As a doctor of over 25+ years, treating thousands of patients, I’m always amazed when a new patient comes-in without their intake forms filled-out or a returning patient comes in unprepared to go over their case.
Every new patient is given the “new patient intake forms packet” before their initial visit and informed that it’s vital for them to fill-out everything, thoroughly, before their visit with me. This saves more than just time, which is also very important. I need all the data I can get my hands on in order to give the best recommendation I can. I need to build a picture of the patient and then place myself in their shows – what would I do if I had exactly what they had and how would I treat myself.
It’s just as important that returning patients be prepared. I only have so much time for an office visit. The more prepared the patient is, the more time I have to actually treat them. Without being properly prepared, I can spend half, or more, of the visit just getting the updates, from the time between the last visit and now. If they had: their health diary; food log; questions to be asked; new supplement or medication list, all ready for me, we can immediately begin our visit. Chit-chatting is not the visit and it doesn’t do anything to help get the patient closer to their health goal.

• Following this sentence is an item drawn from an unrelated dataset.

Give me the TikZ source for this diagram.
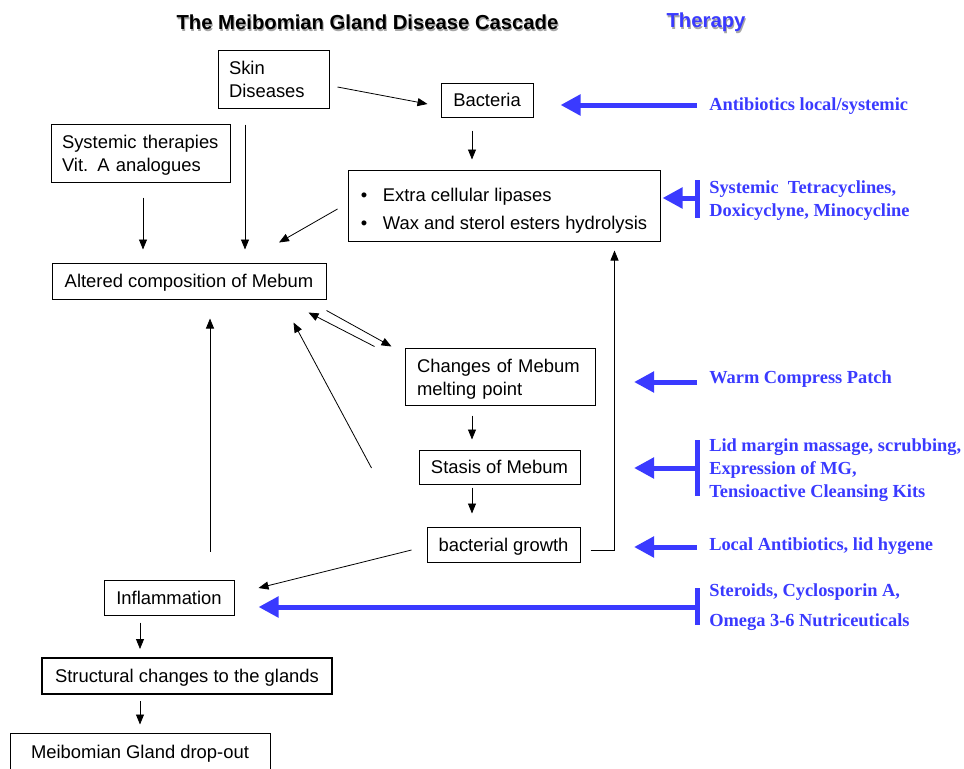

Here is what every patient should bring with them on an initial office appointment:
“A prepared patient is one that I know wants help, is respectful of our time together, and is usually more willing to do what it takes to follow recommendations.”
1. All initial intake forms (questionnaires, legal, food-log…) filled-out, completely, and legibly.
2. All lab tests, diagnostic tests, scans, x-rays… should be copied and brought in. Minimally, form the last 6 months. 1-2 years of tests would be the best. If no tests have been performed before, they will most likely be done between the initial examination and the second visit. If you are not testing, you are only guessing. If your doctor doesn’t run tests during or after your first visit – their just guessing. Ask for tests to confirm or rule-out the diagnosis.
3. A ‘Health Diary’ should be filled-out. Knowing your medical history is very important. When did your condition first start? How has it progressed? What have you done that’s helped or not helped? These are just some of the things that will help me to make a more informed recommendation. Try to be as succinct and to the point as possible.
4. Having a ‘Goals List’ is incredibly important. This should be done for each visit and for the overall treatment program. Without goals there is nothing to work toward.
5. Questions. You may not have many coming into your first visit but if you do, have them written and ready to ask. Try to be as succinct and to the point as possible. Make sure you get all your questions answered to your satisfaction and don’t give-up until you do. Do not be intimidated. You are hiring the doctor as a coach. The doctor is your hire and you should get what you paying for. If the doctor does not fit with your belief system or whatever it may be that doesn’t seem to be right – fire them and find a new one. Personal referrals from friends and loved ones are the best.
Here is what every patient should bring with them on a follow-up office appointments:
1. A clear ‘goal’ for each visit is important. Going into every visit with your doctor with a clear goal will help to eliminate any frustration that may come-up from the two of you not being on the same page. Doctors see a lot of patients and may not remember everything, even with good chart notes, from the last visit. A ‘goal’ for the visit could be to: reduce the amount of pills from last visit, work on a new symptom/condition, go over new test results…
2. Keeping a ‘health diary’ is extremely helpful. Here is a scale that can be used to help both you and your doctor more clearly see how your condition/symptoms are improving or worsening.
I would want to see it this way: make a list of symptoms or concerns with a number 1, 2 or 3 next to them. 1 = symptom is mild and/or it only comes on 1-2x/month. 2 = symptom is moderate (pain scale 5-7) and/or it only comes on 1-2x/week. 3 = severe (pain scale 8-10) and/or the symptom is constant. You can copy this scale and place it at the top of you symptom list. Knowing if the pain/symptom is constant or intermittent as well as severity is just as important as the symptom itself.
3. Questions. See above
A patient needs to take just as much responsibility for their health care as the doctor who is being paid to help them. As a doctor I can give advice but it’s up to the patient to follow it. I can only help to the degree that the patient is willing to be helped. Assisting the doctor with the visit by bringing updates, goals and questions is one of the best ways to help the doctor, help you.